Lock-free programming with atomics is even more difficult than reasoning about code with locks. It is best left to very specialized cases where maximum throughput is necessary and contention is high. Most practical use cases don't benefit from that.

The key is minimizing the time the locks are held. That drives down contention and keeps performance high.

sillysaurus3 · on Sept 9, 2017

It's not really the locks that end up the problem. The problem is the queues. If you use locks you end up shoving data into queues which kills your performance. Unbounded memory growth is fun whenever your producer makes messages faster than your consumer can pull stuff out of the queue.

If you just use a disruptor implementation then there's no need to reason about anything. It's good to go and performant by default.

exDM69 · on Sept 9, 2017

Highly contended queues aren't very common, at least in the kind of programming I do.

If contention is extremely high and throughput is paramount, then a lockless solution might work. E.g. audio processing or network stacks might have this kind of usage pattern.

But in my experience, most queues are empty most of the time. That's when you want a lock so the consumer thread can sleep instead of busy wait.

lomnakkus · on Sept 9, 2017

Not to mention: If you thought $OLD_SOLUTION was hard, then lockless is a whole other level of difficulty.
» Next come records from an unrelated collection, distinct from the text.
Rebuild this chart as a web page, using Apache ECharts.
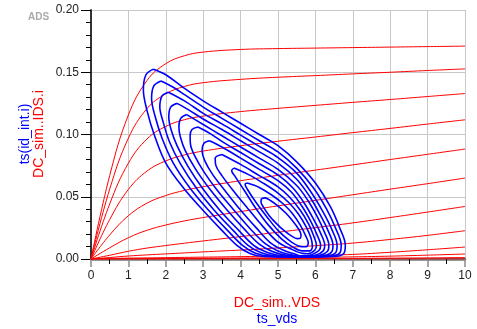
<!DOCTYPE html>
<html>
<head>
<meta charset="utf-8">
<script src="https://cdn.jsdelivr.net/npm/echarts@6/dist/echarts.min.js"></script>
<style>
html,body{margin:0;padding:0;background:#fff;}
#chart{width:477px;height:329px;}
</style>
</head>
<body>
<div id="chart"></div>
<script>
// ---- data ----
const xTicks = [0,1,2,3,4,5,6,7,8,9,10];
const yTicks = [0.00,0.05,0.10,0.15,0.20];

// DC sweep: VDS values shared by all red IV curves
const vdsSweep = [0,0.5,1,1.5,2,2.5,3,4,5,6,7,8,9,10];
const ids1  = [0,0.0670,0.1157,0.1435,0.1569,0.1633,0.1662,0.1683,0.1690,0.1694,0.1698,0.1702,0.1706,0.1710];
const ids2  = [0,0.0561,0.0971,0.1209,0.1327,0.1386,0.1416,0.1443,0.1460,0.1473,0.1487,0.1500,0.1514,0.1527];
const ids3  = [0,0.0442,0.0770,0.0965,0.1065,0.1119,0.1148,0.1184,0.1210,0.1234,0.1258,0.1281,0.1305,0.1329];
const ids4  = [0,0.0317,0.0559,0.0707,0.0788,0.0836,0.0867,0.0910,0.0946,0.0980,0.1015,0.1049,0.1084,0.1118];
const ids5  = [0,0.0193,0.0348,0.0449,0.0510,0.0551,0.0581,0.0629,0.0672,0.0714,0.0756,0.0799,0.0841,0.0883];
const ids6  = [0,0.0090,0.0171,0.0231,0.0273,0.0306,0.0333,0.0381,0.0427,0.0471,0.0516,0.0561,0.0605,0.0650];
const ids7  = [0,0.0030,0.0062,0.0088,0.0108,0.0127,0.0145,0.0180,0.0215,0.0252,0.0290,0.0333,0.0377,0.0422];
const ids8  = [0,0.0012,0.0024,0.0033,0.0041,0.0049,0.0057,0.0072,0.0089,0.0107,0.0128,0.0157,0.0190,0.0227];
const ids9  = [0,0.0004,0.0007,0.0009,0.0011,0.0013,0.0015,0.0019,0.0024,0.0029,0.0037,0.0054,0.0074,0.0096];
const ids10 = [0,0.0001,0.0002,0.0003,0.0004,0.0005,0.0006,0.0008,0.0010,0.0013,0.0017,0.0023,0.0031,0.0040];
const ids11 = [0,0,0.0001,0.0001,0.0001,0.0001,0.0002,0.0002,0.0003,0.0004,0.0005,0.0007,0.0009,0.0012];
const ids12 = [0,0,0,0,0,0,0,0,0,0,0,0,0,0];

// time-domain trajectories (ts_vds, ts(id_int.i)), one closed loop per drive level
const loop1 = [[1.67,0.1525],[2.0,0.148],[2.5,0.137],[3.0,0.127],[3.5,0.118],[4.0,0.109],[4.5,0.100],[5.0,0.091],[5.5,0.078],[6.0,0.061],[6.4,0.042],[6.65,0.025],[6.8,0.011],[6.76,0.0045],[6.5,0.002],[5.5,0.0015],[4.6,0.002],[4.25,0.0045],[3.9,0.011],[3.5,0.023],[3.0,0.039],[2.5,0.056],[2.0,0.077],[1.7,0.099],[1.5,0.119],[1.4,0.136],[1.47,0.148],[1.67,0.1525]];
const loop2 = [[1.87,0.143],[2.2,0.138],[2.5,0.132],[3.0,0.122],[3.5,0.113],[4.0,0.104],[4.5,0.095],[5.0,0.086],[5.5,0.073],[5.95,0.057],[6.3,0.040],[6.55,0.024],[6.69,0.011],[6.65,0.0047],[6.4,0.0022],[5.6,0.0016],[4.8,0.0022],[4.4,0.0047],[4.05,0.011],[3.65,0.023],[3.15,0.039],[2.67,0.056],[2.2,0.077],[1.9,0.097],[1.71,0.115],[1.62,0.129],[1.68,0.139],[1.87,0.143]];
const loop3 = [[2.07,0.134],[2.5,0.127],[3.0,0.117],[3.5,0.1085],[4.0,0.0995],[4.5,0.0905],[5.0,0.0815],[5.5,0.069],[5.9,0.053],[6.2,0.038],[6.45,0.023],[6.58,0.011],[6.54,0.005],[6.3,0.0024],[5.6,0.0017],[4.95,0.0024],[4.55,0.005],[4.2,0.011],[3.8,0.023],[3.3,0.039],[2.84,0.056],[2.4,0.076],[2.1,0.094],[1.92,0.111],[1.84,0.122],[1.9,0.131],[2.07,0.134]];
const loop4 = [[2.3,0.125],[2.6,0.12],[3.0,0.1125],[3.5,0.104],[4.0,0.095],[4.5,0.086],[5.0,0.077],[5.5,0.064],[5.85,0.050],[6.12,0.036],[6.35,0.022],[6.47,0.011],[6.43,0.0055],[6.2,0.0026],[5.6,0.0018],[5.1,0.0026],[4.7,0.0055],[4.35,0.011],[3.95,0.023],[3.45,0.039],[3.0,0.056],[2.6,0.074],[2.3,0.091],[2.14,0.104],[2.08,0.114],[2.13,0.122],[2.3,0.125]];
const loop5 = [[2.56,0.116],[3.0,0.108],[3.5,0.099],[4.0,0.090],[4.5,0.081],[5.0,0.072],[5.5,0.059],[5.8,0.047],[6.05,0.034],[6.25,0.021],[6.36,0.011],[6.32,0.006],[6.1,0.0028],[5.6,0.002],[5.25,0.0028],[4.85,0.006],[4.5,0.012],[4.1,0.024],[3.62,0.040],[3.18,0.056],[2.8,0.072],[2.52,0.087],[2.39,0.098],[2.35,0.106],[2.4,0.113],[2.56,0.116]];
const loop6 = [[2.86,0.106],[3.2,0.1005],[3.5,0.0945],[4.0,0.0855],[4.5,0.0765],[5.0,0.0675],[5.4,0.057],[5.7,0.045],[5.95,0.032],[6.15,0.020],[6.25,0.011],[6.21,0.0065],[6.0,0.003],[5.6,0.0022],[5.4,0.003],[5.0,0.0065],[4.65,0.0125],[4.25,0.0245],[3.8,0.040],[3.38,0.055],[3.02,0.070],[2.77,0.083],[2.66,0.092],[2.65,0.099],[2.7,0.104],[2.86,0.106]];
const loop7 = [[3.17,0.095],[3.5,0.090],[4.0,0.081],[4.5,0.072],[5.0,0.063],[5.35,0.054],[5.65,0.042],[5.88,0.030],[6.05,0.019],[6.14,0.011],[6.1,0.007],[5.9,0.0035],[5.6,0.0025],[5.5,0.0035],[5.15,0.007],[4.8,0.013],[4.42,0.025],[3.98,0.040],[3.58,0.055],[3.25,0.068],[3.04,0.079],[2.97,0.087],[3.02,0.093],[3.17,0.095]];
const loop8 = [[3.5,0.084],[4.0,0.076],[4.5,0.067],[5.0,0.058],[5.3,0.050],[5.6,0.039],[5.82,0.028],[5.96,0.018],[6.03,0.011],[5.98,0.007],[5.8,0.0042],[5.65,0.0045],[5.35,0.008],[4.98,0.014],[4.6,0.026],[4.18,0.041],[3.8,0.055],[3.5,0.067],[3.34,0.075],[3.32,0.081],[3.5,0.084]];
const loop9 = [[3.82,0.073],[4.2,0.068],[4.6,0.061],[5.0,0.053],[5.3,0.045],[5.55,0.036],[5.75,0.026],[5.88,0.017],[5.92,0.010],[5.85,0.0065],[5.65,0.0065],[5.4,0.0095],[5.1,0.016],[4.75,0.027],[4.4,0.041],[4.1,0.055],[3.86,0.066],[3.76,0.071],[3.82,0.073]];
const loop10 = [[4.18,0.061],[4.5,0.0575],[4.85,0.051],[5.15,0.044],[5.4,0.036],[5.6,0.027],[5.75,0.018],[5.81,0.013],[5.75,0.0098],[5.55,0.0105],[5.3,0.015],[5.0,0.023],[4.7,0.034],[4.4,0.046],[4.18,0.056],[4.12,0.06],[4.18,0.061]];
const loop11 = [[4.556,0.0484],[4.647,0.0491],[4.806,0.0468],[5.003,0.0425],[5.214,0.0367],[5.404,0.0302],[5.55,0.0241],[5.615,0.0194],[5.6,0.0167],[5.513,0.0164],[5.356,0.0186],[5.157,0.0229],[4.947,0.0288],[4.756,0.0352],[4.615,0.0414],[4.545,0.046],[4.556,0.0484]];

// ---- build chart ----
const FONT = '"Liberation Sans", Arial, Helvetica, sans-serif';
const ivCurves = [ids1,ids2,ids3,ids4,ids5,ids6,ids7,ids8,ids9,ids10,ids11,ids12];
const loops = [loop1,loop2,loop3,loop4,loop5,loop6,loop7,loop8,loop9,loop10,loop11];

const series = [];
ivCurves.forEach(function(c){
  series.push({
    type:'line', data: vdsSweep.map(function(v,i){return [v,c[i]];}),
    showSymbol:false, smooth:0.4, silent:true,
    lineStyle:{color:'#ff0000', width:1}, z:2
  });
});
loops.forEach(function(l){
  series.push({
    type:'line', data:l, showSymbol:false, smooth:0.35, silent:true,
    lineStyle:{color:'#0000ff', width:1.6}, z:3
  });
});

const chart = echarts.init(document.getElementById('chart'), null, {renderer:'canvas'});
chart.setOption({
  animation:false,
  backgroundColor:'#ffffff',
  grid:{left:91, right:12, top:10, bottom:70},
  xAxis:[{
    type:'value', min:xTicks[0], max:xTicks[xTicks.length-1], interval:1,
    axisLine:{show:true, onZero:false, lineStyle:{color:'#000', width:1.5}},
    axisTick:{show:true, length:8, lineStyle:{color:'#8a8a8a', width:1.5}},
    minorTick:{show:true, splitNumber:2, length:5, lineStyle:{color:'#000', width:1}},
    axisLabel:{margin:11, fontSize:12, color:'#222', fontFamily:FONT,
      formatter:function(v){return String(v);}},
    splitLine:{show:true, lineStyle:{color:'#c8c8c8', width:1}}
  },{
    type:'value', position:'top', min:0, max:10,
    axisLine:{show:true, lineStyle:{color:'#777', width:2.5}},
    axisTick:{show:false}, axisLabel:{show:false}, splitLine:{show:false}
  }],
  yAxis:[{
    type:'value', min:yTicks[0], max:yTicks[yTicks.length-1], interval:0.05,
    axisLine:{show:true, onZero:false, lineStyle:{color:'#000', width:1.5}},
    axisTick:{show:true, length:10, lineStyle:{color:'#000', width:1}},
    minorTick:{show:true, splitNumber:5, length:5, lineStyle:{color:'#000', width:1}},
    axisLabel:{margin:12, fontSize:12, color:'#222', fontFamily:FONT,
      formatter:function(v){return v.toFixed(2);}},
    splitLine:{show:true, lineStyle:{color:'#c8c8c8', width:1}}
  },{
    type:'value', position:'right', min:0, max:0.2,
    axisLine:{show:true, lineStyle:{color:'#333', width:1.5}},
    axisTick:{show:false}, axisLabel:{show:false}, splitLine:{show:false}
  }],
  graphic:[
    {type:'text', x:38.5, y:17.5, style:{text:'ADS', fill:'#aaaaaa', font:'bold 10px '+FONT, align:'center', verticalAlign:'middle'}},
    {type:'text', x:32, y:134, rotation:Math.PI/2,
      style:{text:'{b|ts(id_int.i)}\n{r|DC_sim..IDS.i}', align:'center', verticalAlign:'middle',
        rich:{b:{fill:'#0000ff', fontSize:14, fontFamily:FONT, lineHeight:14, align:'center'},
              r:{fill:'#ff0000', fontSize:14, fontFamily:FONT, lineHeight:14, align:'center'}}}},
    {type:'text', x:277, y:311,
      style:{text:'{r|DC_sim..VDS}\n{b|ts_vds}', align:'center', verticalAlign:'middle',
        rich:{b:{fill:'#0000ff', fontSize:14, fontFamily:FONT, lineHeight:16, align:'center'},
              r:{fill:'#ff0000', fontSize:14, fontFamily:FONT, lineHeight:16, align:'center'}}}}
  ],
  series:series
});
</script>
</body>
</html>
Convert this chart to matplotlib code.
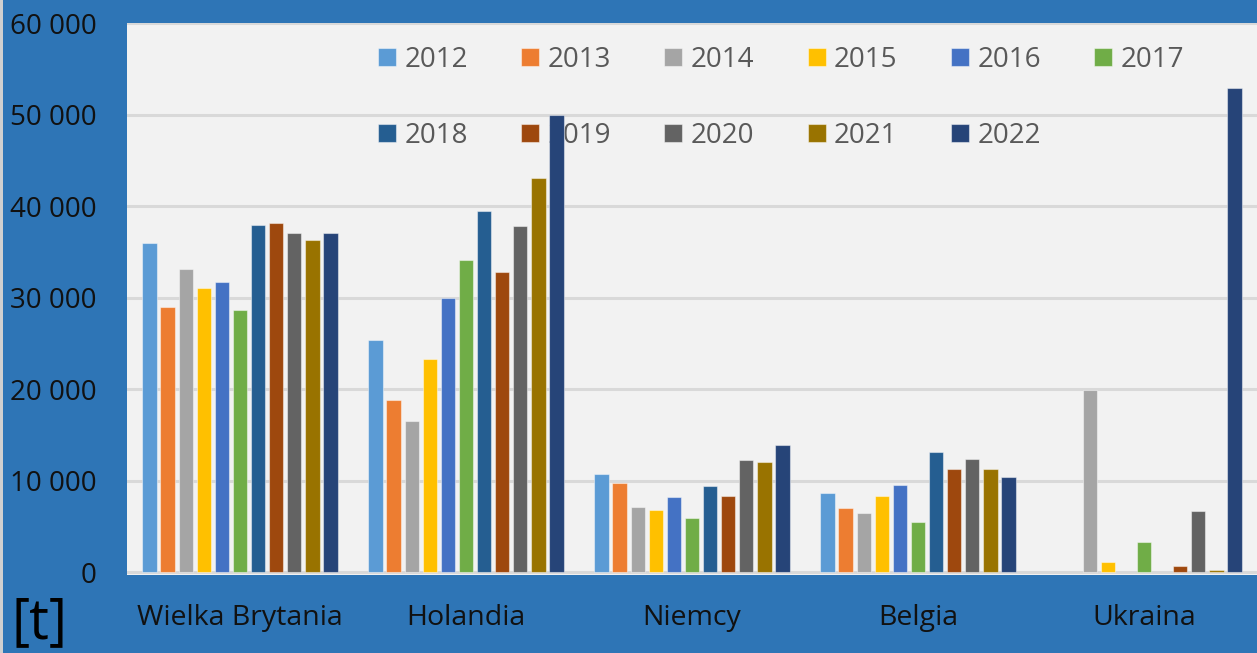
import matplotlib
matplotlib.use("Agg")
import matplotlib.pyplot as plt
from matplotlib.patches import Rectangle
from matplotlib.ticker import FuncFormatter
import numpy as np

plt.rcParams['font.family'] = ['Open Sans', 'DejaVu Sans']

countries = ["Wielka Brytania", "Holandia", "Niemcy", "Belgia", "Ukraina"]
years = ["2012", "2013", "2014", "2015", "2016", "2017",
         "2018", "2019", "2020", "2021", "2022"]

v2012 = [36000, 25400, 10800, 8700, 0]
v2013 = [29000, 18800, 9800, 7000, 0]
v2014 = [33200, 16600, 7200, 6500, 19900]
v2015 = [31100, 23300, 6800, 8300, 1100]
v2016 = [31700, 30000, 8200, 9600, 0]
v2017 = [28700, 34100, 5900, 5500, 3300]
v2018 = [38000, 39500, 9500, 13200, 0]
v2019 = [38200, 32800, 8300, 11300, 700]
v2020 = [37100, 37900, 12300, 12400, 6700]
v2021 = [36300, 43100, 12100, 11300, 300]
v2022 = [37100, 50000, 13900, 10400, 53000]

series = [v2012, v2013, v2014, v2015, v2016, v2017,
          v2018, v2019, v2020, v2021, v2022]
colors = ["#5B9BD5", "#ED7D31", "#A5A5A5", "#FFC000", "#4472C4", "#70AD47",
          "#255E91", "#9E480E", "#636363", "#997300", "#264478"]

BG = "#2E75B6"
fig = plt.figure(figsize=(12.57, 6.53), dpi=100, facecolor=BG)
W, H = 1257, 653
ax = fig.add_axes([127 / W, (H - 575) / H, 1 - 127 / W, (575 - 23) / H])
ax.set_facecolor("#F2F2F2")

x = np.arange(len(countries))
slot = 0.080
bw = 0.064
handles = []
for i, (vals, c) in enumerate(zip(series, colors)):
    off = (i - (len(series) - 1) / 2) * slot
    lws = [0.8 if v > 0 else 0.0 for v in vals]
    b = ax.bar(x + off, vals, width=bw, color=c, edgecolor=(1, 1, 1, 0.45),
               linewidth=lws, zorder=3, label=years[i])
    handles.append(b)

ax.set_xlim(-0.5, len(countries) - 0.5)
ax.set_ylim(-280, 60050)
ax.set_yticks(np.arange(0, 60001, 10000))
ax.yaxis.set_major_formatter(FuncFormatter(lambda v, p: f"{int(v):,}".replace(",", " ")))
ax.grid(axis="y", color="#D9D9D9", linewidth=2.2, zorder=0)
ax.set_axisbelow(True)
for s in ax.spines.values():
    s.set_visible(False)
ax.set_xticks(x)
ax.set_xticklabels(countries, fontsize=20.5, color="#111111")
ax.tick_params(axis="both", length=0)
ax.tick_params(axis="x", pad=21)
ax.tick_params(axis="y", pad=22, labelsize=20, labelcolor="#111111")

order = [0, 6, 1, 7, 2, 8, 3, 9, 4, 10, 5]
leg = ax.legend([handles[k] for k in order], [years[k] for k in order],
                ncol=6, loc="upper left", bbox_to_anchor=(0.222, 0.959),
                frameon=False, fontsize=20, labelcolor="#595959",
                handlelength=0.65, handleheight=0.65, handletextpad=0.3,
                columnspacing=1.92, labelspacing=1.73,
                borderpad=0, borderaxespad=0)
leg.set_zorder(2)

fig.text(11 / W, 1 - 624 / H, "[t]", fontsize=40, color="black",
         ha="left", va="center")
fig.patches.append(Rectangle((0, 0), 3 / W, 1, transform=fig.transFigure,
                             facecolor="#D0D0D0", edgecolor="none"))

fig.savefig("out.png", dpi=100, facecolor=BG)
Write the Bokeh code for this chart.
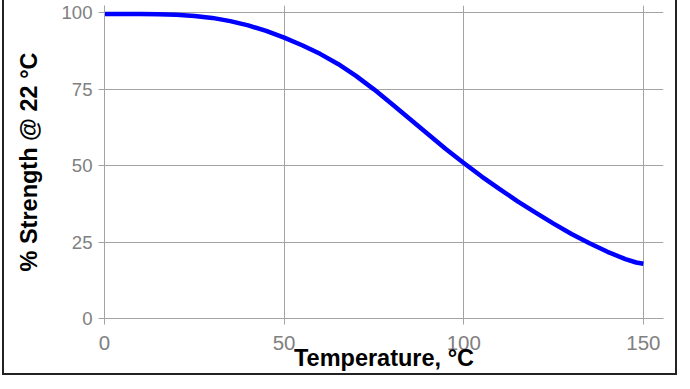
from bokeh.plotting import figure
from bokeh.models import Range1d, FixedTicker
from bokeh.embed import file_html
from bokeh.resources import INLINE

# Data
temperature = [0, 5, 10, 15, 20, 25, 30, 35, 40, 45, 50, 55, 60, 65, 70, 75, 80, 85, 90, 95,
               100, 105, 110, 115, 120, 125, 130, 135, 140, 145, 148, 150]
strength = [99.5, 99.5, 99.5, 99.4, 99.3, 98.9, 98.25, 97.2, 95.8, 94.0, 91.8, 89.3, 86.5, 83.2, 79.3, 74.9,
            70.1, 65.2, 60.3, 55.4, 50.8, 46.4, 42.3, 38.3, 34.6, 31.0, 27.6, 24.6, 21.8, 19.4, 18.3, 17.9]
x_ticks = [0, 50, 100, 150]
y_ticks = [0, 25, 50, 75, 100]
x_title = "Temperature, °C"
y_title = "% Strength @ 22 °C"

FONT = "Liberation Sans"
GRID = "#a3a3a3"
LABEL = "#808080"

p = figure(width=671, height=373, output_backend="svg", toolbar_location=None,
           x_range=Range1d(0, 155.6), y_range=Range1d(0, 102.3),
           min_border_left=100, min_border_right=12, min_border_top=5, min_border_bottom=54,
           styles={"outline": "2px solid #222222", "margin-left": "4px"})
p.outline_line_color = None
p.background_fill_color = "white"
p.border_fill_color = "white"

p.line(temperature, strength, line_color="#0000ff", line_width=4.5)

for ax in (p.xaxis[0], p.yaxis[0]):
    ax.axis_line_color = GRID
    ax.axis_line_width = 1
    ax.major_tick_line_color = GRID
    ax.major_tick_out = 6
    ax.major_tick_in = 0
    ax.minor_tick_line_color = None
    ax.major_label_text_color = LABEL
    ax.major_label_text_font = FONT
    ax.axis_label_text_font = FONT
    ax.axis_label_text_font_style = "bold"
    ax.axis_label_text_color = "black"

p.xaxis[0].ticker = FixedTicker(ticks=x_ticks)
p.yaxis[0].ticker = FixedTicker(ticks=y_ticks)
p.xaxis[0].major_label_text_font_size = "20.5px"
p.yaxis[0].major_label_text_font_size = "18.6px"
p.xaxis[0].major_label_standoff = 11
p.yaxis[0].major_label_standoff = 6
p.xaxis[0].axis_label = x_title
p.yaxis[0].axis_label = y_title
p.xaxis[0].axis_label_text_font_size = "23.5px"
p.yaxis[0].axis_label_text_font_size = "23.5px"
p.xaxis[0].axis_label_standoff = -8
p.yaxis[0].axis_label_standoff = 16

p.xgrid[0].ticker = FixedTicker(ticks=x_ticks)
p.ygrid[0].ticker = FixedTicker(ticks=y_ticks)
p.xgrid.grid_line_color = GRID
p.ygrid.grid_line_color = GRID
p.xgrid.grid_line_width = 1
p.ygrid.grid_line_width = 1

open("out.html", "w").write(file_html(p, INLINE))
(This is why I would generally advocate for a message-passing style for almost everything, but obviously that's not quite the context of this thread. My reasoning is that you can always start off with message passing and if you discover that that's your bottleneck, you can always transition to a faster alternative[1]. Plus, you could use a lock-free message passing solution, e.g. Aeron.)

[1] Plus, by using message passing you've already got pretty good separation of logic.

bogomipz · on Sept 9, 2017

>"That's a common misconception, obtaining an uncontended mutex (futex) is just a single atomic operation that takes about 25 nanoseconds"

A futex is just a specific implementation of a mutex though right? Or am I reading your comment wrong? I am curious where the 25 ns comes from.

Also isn't what makes a futex so fast is that it's done in user space - hence the name?

exDM69 · on Sept 9, 2017

The 25 ns is from "Latency numbers every programmer should know" [0], and the 2017 edition puts it at 17 ns.

That's essentially the cost of an atomic operation in the CPU interconnect.

A futex is a way to implement a mutex so that the uncontended case is just a spinlock acquire, and the contended case falls back to calling the kernel.

[0] https://people.eecs.berkeley.edu/~rcs/research/interactive_l...

bogomipz · on Sept 9, 2017

Thanks, why do you need to spin if there is no contention for the lock though? That sounds counterintuitive.

slrz · on Sept 10, 2017

Well, you don't. Just like when acquiring an unlocked spinlock. ;-)

Should look something like this:

  for(;;){
    if(atomic_swap(&thefutex, 1) == 0)
      break; // we own the lock now
    // slow path, go to sleep until awoken
    syscall(SYS_FUTEX, FUTEX_WAIT, ...);
  }

Dowwie · on Sept 9, 2017

Alan is a great contributor to the Python community. He's dedicated countless hours to tutorials and talks. @alan: If you're part of the HN community, as I said once in person: thank you!

carapace · on Sept 9, 2017

Do you mean Allen?

plandis · on Sept 9, 2017

This looks like an updated version of the book that was written initially in C?

xorblurb · on Sept 9, 2017

This seems like an interesting book but a few points are dangerous, especially if it is used for teaching.

1. Concurrent access to a variable out of a critical section is qualified as not being dangerous. This actually can't be decided without knowing about the memory model you are considering, and both in the general case and in practical implementations (C++) this is UB.

2. This sentence is maybe only trying to be funny, but discouraging formal proofs in 2016 can very well end up borderline criminal (depending on the application): "The only alternative is to examine the code carefully and “prove” that it is correct. I put “prove” in quotation marks because I don’t mean, necessarily, that you have to write a formal proof (although there are zealots who encourage such lunacy)."

Especially if this is stated right after a rather simple algorithm.

I can absolutely not recommend a book about a critical topic, which contains that kind of defects.

yebyen · on Sept 9, 2017

> in practical implementations (C++) this is UB.

Huh. I had heard of nasal demons before but I had never seen this abbreviation "UB"

TIL, UB and IB

https://stackoverflow.com/questions/2766731/what-exactly-do-...

devnonymous · on Sept 9, 2017

> I can absolutely not recommend a book about a critical topic, which contains that kind of defects.

I think your definition of formal proofs is a bit different from Alan Downey's (who incidentally has also written an entire book on Complexity and the Philosophy of science[1]). Providing a formal proof for even a 'simple' algorithm is incredibly wasteful in the context of the example in which the statement is made. Perhaps you should read the book before calling out it's 'defects'.

[1] http://greenteapress.com/complexity/index.html

More of Alan's books at: http://greenteapress.com/

carapace · on Sept 9, 2017

*Allen

ptero · on Sept 9, 2017

Semaphore is a tool. Like any tool, to use it well you need to apply it correctly and know of its limitations (e.g., what are the guarantees it requires) and your environment (e.g., what the OS / library provides).

IMO the problems in actual software are almost always between the keyboard and the chair; one can write junk using any sync primitives. My 2c.

ghthor · on Sept 9, 2017

I never understood what use a semaphore was until I tried my hand at implementing go like channels in swift. It's a very strange primitive that I don't think many people understand when it should be used.